# [Exercise prompt]
Only the lines from the one containing "Convert this chart" down to the one containing "from matplotlib.lines import Line2D" should be printed, exactly as they stand, ends included.

# [Source records]
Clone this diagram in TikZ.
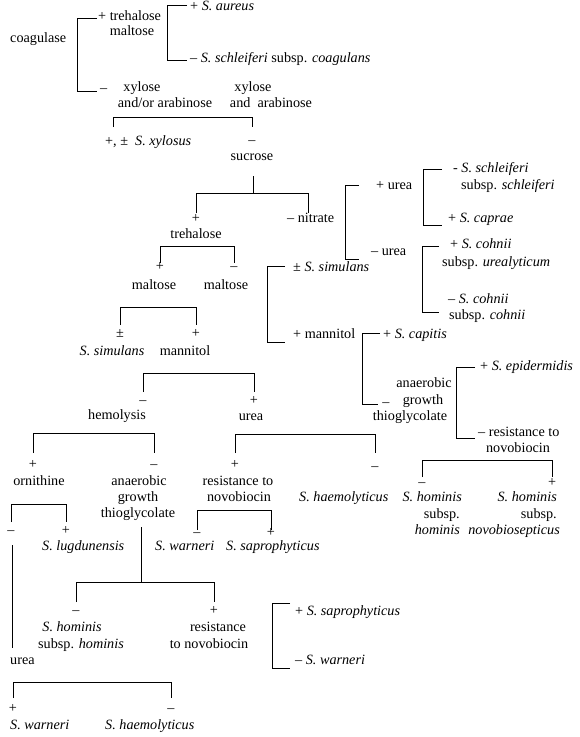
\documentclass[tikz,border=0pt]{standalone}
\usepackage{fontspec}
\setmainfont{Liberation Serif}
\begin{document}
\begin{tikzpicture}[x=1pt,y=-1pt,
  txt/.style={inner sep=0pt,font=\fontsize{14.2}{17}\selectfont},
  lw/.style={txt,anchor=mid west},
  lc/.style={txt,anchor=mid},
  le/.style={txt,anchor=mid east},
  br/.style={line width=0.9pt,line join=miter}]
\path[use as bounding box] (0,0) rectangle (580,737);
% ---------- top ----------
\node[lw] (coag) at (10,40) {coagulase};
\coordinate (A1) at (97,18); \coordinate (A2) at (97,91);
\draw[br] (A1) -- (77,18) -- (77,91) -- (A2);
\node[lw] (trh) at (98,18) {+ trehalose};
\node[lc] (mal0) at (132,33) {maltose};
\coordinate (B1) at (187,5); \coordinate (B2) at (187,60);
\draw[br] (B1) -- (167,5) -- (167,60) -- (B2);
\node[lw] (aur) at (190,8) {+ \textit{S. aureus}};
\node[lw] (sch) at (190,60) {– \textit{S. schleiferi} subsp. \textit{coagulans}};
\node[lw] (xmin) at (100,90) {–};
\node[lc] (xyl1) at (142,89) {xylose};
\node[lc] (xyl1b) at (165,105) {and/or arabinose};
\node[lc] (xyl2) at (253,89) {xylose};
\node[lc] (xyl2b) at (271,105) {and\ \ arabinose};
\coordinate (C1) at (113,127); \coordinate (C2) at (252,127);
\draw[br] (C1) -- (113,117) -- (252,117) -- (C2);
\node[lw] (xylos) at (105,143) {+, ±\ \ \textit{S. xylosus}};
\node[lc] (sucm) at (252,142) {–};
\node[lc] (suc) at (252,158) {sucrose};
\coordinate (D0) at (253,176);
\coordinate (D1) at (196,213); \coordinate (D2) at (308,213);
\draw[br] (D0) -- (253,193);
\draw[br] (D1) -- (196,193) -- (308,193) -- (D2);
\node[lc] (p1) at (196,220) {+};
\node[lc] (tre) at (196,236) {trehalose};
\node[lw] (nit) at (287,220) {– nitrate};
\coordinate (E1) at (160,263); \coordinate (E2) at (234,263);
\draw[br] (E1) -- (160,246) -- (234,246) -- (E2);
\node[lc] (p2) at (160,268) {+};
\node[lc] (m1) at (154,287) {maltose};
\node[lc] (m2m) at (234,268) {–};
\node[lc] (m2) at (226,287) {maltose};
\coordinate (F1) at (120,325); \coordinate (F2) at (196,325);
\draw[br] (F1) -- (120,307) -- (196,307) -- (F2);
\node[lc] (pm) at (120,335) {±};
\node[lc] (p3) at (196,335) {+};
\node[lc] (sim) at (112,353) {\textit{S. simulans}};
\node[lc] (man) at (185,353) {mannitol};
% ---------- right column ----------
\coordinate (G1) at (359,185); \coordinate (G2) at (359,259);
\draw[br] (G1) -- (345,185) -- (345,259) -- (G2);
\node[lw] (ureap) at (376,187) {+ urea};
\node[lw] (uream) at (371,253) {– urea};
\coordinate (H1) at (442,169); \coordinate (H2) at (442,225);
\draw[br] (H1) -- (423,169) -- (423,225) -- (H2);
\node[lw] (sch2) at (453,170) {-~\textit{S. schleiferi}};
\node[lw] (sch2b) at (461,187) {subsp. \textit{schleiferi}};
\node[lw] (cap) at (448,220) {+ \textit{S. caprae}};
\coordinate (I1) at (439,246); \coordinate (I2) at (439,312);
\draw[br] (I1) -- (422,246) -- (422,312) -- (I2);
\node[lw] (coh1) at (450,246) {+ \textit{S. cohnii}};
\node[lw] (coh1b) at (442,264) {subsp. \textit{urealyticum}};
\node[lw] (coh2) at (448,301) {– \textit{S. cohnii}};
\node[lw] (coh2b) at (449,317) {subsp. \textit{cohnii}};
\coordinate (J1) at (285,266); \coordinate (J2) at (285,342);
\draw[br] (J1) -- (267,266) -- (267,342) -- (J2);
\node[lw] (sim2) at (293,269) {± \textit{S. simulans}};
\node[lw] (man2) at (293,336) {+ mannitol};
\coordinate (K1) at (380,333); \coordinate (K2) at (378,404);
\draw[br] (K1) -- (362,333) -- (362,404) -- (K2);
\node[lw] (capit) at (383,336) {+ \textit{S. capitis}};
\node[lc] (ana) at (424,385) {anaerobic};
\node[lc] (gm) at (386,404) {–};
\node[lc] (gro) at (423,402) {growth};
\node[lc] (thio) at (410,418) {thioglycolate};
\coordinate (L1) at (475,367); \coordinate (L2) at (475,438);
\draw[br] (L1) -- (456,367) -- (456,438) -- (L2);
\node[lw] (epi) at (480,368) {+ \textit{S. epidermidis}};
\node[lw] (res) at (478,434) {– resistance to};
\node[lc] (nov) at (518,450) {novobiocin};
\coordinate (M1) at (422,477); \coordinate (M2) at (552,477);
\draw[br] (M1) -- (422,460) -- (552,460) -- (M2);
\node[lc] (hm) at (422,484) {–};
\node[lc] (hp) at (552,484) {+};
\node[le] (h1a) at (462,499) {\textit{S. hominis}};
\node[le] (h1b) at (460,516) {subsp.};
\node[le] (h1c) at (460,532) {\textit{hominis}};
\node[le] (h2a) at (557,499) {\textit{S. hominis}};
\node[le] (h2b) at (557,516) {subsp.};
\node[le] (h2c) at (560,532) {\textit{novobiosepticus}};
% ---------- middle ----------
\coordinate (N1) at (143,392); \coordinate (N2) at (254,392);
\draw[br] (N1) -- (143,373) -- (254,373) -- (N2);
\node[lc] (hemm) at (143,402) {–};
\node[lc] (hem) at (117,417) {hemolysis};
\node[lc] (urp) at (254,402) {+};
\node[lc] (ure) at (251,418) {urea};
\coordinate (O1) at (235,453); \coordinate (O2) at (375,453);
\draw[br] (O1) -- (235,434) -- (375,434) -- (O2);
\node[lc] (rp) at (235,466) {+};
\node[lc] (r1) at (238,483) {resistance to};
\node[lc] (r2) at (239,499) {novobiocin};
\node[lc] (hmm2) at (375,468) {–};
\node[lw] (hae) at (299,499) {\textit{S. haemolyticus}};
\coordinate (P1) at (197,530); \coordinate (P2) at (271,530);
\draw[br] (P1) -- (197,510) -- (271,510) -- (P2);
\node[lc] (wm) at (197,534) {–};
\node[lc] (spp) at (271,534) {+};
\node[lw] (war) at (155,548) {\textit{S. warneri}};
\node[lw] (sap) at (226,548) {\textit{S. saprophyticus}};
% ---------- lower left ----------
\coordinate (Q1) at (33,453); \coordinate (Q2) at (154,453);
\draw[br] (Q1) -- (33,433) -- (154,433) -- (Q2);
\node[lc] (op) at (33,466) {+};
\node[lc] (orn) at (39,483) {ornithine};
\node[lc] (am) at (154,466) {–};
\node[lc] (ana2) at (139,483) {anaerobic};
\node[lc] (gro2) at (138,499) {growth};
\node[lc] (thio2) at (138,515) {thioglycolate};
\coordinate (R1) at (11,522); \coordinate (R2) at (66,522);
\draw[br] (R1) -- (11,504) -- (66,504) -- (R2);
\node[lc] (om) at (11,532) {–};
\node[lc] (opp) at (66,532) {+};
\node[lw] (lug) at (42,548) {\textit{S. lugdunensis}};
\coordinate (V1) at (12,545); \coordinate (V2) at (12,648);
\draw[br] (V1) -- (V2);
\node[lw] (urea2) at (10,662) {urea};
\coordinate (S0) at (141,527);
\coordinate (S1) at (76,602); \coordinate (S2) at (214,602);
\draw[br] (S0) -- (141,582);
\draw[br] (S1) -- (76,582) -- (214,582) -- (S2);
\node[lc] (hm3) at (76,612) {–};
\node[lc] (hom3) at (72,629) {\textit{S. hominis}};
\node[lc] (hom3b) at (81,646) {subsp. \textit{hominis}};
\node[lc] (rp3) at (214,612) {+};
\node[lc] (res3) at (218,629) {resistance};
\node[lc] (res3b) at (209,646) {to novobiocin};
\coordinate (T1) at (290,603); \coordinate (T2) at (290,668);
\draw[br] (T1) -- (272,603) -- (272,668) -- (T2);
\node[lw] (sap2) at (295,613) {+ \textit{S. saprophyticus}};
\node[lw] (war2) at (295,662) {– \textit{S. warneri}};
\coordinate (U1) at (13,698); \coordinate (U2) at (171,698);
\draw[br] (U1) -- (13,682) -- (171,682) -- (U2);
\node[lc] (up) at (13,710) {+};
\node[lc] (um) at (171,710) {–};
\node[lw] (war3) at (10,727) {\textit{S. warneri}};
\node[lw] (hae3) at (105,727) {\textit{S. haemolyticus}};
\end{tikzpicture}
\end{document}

* * *

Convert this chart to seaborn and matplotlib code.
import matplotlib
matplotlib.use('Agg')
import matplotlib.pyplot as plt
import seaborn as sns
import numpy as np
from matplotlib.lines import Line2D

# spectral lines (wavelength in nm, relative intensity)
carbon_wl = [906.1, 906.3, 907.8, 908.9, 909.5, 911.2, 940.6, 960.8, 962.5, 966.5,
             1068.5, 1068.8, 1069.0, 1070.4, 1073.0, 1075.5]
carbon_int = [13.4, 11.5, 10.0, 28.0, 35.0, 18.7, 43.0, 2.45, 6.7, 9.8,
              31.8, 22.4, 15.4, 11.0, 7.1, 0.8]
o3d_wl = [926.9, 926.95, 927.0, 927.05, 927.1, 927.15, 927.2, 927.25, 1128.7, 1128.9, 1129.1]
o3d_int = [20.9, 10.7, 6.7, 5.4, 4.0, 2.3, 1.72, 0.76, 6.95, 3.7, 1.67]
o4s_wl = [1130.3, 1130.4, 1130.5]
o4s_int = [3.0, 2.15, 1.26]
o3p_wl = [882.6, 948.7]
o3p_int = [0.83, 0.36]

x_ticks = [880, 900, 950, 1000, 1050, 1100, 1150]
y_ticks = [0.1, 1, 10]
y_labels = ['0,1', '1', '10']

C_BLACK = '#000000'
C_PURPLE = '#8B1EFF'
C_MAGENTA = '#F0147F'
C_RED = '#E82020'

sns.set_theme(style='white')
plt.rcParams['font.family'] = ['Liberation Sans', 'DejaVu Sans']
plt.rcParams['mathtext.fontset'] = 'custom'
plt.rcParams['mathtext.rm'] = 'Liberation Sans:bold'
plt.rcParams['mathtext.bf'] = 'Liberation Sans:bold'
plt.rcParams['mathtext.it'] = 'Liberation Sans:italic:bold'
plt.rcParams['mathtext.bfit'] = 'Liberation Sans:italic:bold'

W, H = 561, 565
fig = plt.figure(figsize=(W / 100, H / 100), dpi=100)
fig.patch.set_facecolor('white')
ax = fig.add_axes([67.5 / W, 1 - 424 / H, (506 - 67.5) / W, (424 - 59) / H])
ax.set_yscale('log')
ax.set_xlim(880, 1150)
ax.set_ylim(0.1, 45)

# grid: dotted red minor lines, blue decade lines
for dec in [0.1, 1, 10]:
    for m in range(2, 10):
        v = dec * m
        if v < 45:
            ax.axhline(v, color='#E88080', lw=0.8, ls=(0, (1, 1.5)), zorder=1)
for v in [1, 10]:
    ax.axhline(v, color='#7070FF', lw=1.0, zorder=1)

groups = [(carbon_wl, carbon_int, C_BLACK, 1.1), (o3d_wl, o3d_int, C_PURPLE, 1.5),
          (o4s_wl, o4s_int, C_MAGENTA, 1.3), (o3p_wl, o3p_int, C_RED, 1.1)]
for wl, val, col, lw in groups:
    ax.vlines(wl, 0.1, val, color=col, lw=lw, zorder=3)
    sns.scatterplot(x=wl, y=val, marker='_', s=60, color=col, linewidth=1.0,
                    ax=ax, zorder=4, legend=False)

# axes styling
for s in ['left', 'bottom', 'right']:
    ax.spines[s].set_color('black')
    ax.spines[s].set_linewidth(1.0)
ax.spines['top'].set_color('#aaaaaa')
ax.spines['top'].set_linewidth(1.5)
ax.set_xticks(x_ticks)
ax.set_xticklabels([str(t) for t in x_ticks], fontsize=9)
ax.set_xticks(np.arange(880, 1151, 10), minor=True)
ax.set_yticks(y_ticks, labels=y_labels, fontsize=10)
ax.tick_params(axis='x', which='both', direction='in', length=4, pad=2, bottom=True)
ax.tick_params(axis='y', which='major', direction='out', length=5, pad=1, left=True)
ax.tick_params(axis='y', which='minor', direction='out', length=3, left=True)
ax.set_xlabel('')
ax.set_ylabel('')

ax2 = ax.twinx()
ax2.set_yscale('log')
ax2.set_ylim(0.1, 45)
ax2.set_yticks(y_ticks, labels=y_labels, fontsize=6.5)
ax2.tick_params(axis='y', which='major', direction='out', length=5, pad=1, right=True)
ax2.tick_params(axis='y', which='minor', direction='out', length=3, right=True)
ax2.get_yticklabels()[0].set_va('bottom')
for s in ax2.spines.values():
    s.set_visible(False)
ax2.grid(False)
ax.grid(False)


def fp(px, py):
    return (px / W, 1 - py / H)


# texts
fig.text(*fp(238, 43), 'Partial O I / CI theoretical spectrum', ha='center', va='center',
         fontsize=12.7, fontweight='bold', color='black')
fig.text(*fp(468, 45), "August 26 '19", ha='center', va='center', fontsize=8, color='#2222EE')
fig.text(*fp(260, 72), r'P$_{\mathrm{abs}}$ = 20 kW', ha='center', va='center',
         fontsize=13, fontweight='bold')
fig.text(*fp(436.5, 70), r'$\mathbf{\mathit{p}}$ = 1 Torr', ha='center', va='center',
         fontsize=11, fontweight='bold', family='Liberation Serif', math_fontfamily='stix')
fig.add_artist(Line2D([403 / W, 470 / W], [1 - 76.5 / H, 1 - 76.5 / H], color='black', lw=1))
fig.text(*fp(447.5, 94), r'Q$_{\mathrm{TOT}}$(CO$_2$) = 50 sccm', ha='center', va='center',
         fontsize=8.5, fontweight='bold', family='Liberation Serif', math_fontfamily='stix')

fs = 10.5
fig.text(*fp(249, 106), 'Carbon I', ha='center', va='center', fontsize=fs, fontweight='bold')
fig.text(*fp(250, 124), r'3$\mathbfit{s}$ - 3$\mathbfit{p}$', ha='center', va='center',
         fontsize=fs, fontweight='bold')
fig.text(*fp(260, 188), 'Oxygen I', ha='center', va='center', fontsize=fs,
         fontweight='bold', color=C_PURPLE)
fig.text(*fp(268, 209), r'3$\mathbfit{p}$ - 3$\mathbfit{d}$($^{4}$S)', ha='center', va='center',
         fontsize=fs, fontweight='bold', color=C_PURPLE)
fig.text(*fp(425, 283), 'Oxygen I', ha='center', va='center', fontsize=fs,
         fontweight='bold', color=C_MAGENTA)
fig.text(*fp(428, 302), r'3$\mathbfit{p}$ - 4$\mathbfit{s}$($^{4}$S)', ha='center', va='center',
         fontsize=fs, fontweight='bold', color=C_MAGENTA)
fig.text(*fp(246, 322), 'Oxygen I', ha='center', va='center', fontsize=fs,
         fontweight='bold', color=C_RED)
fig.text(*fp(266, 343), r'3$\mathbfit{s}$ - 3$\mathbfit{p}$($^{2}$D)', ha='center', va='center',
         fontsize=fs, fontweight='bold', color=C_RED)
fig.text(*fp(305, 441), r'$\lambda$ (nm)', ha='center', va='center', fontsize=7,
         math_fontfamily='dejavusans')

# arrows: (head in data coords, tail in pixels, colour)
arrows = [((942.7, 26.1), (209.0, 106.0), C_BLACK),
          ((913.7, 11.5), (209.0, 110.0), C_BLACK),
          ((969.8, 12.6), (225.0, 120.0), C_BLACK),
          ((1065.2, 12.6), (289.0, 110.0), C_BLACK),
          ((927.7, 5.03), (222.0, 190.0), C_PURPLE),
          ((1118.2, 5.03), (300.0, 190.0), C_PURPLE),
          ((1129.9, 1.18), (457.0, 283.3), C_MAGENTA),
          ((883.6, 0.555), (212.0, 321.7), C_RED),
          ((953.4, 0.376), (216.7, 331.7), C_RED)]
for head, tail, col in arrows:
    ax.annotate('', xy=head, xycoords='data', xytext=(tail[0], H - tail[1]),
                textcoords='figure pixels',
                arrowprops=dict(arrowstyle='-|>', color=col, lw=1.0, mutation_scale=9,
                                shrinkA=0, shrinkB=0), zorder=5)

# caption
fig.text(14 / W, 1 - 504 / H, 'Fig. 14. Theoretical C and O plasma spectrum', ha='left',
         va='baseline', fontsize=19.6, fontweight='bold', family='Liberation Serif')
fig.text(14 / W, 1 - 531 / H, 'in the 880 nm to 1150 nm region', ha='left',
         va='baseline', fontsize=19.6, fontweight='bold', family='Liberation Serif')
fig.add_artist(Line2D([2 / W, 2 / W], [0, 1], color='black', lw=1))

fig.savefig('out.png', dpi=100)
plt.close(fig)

# [Problem solution]
Convert this chart to seaborn and matplotlib code.
import matplotlib
matplotlib.use('Agg')
import matplotlib.pyplot as plt
import seaborn as sns
import numpy as np
from matplotlib.lines import Line2D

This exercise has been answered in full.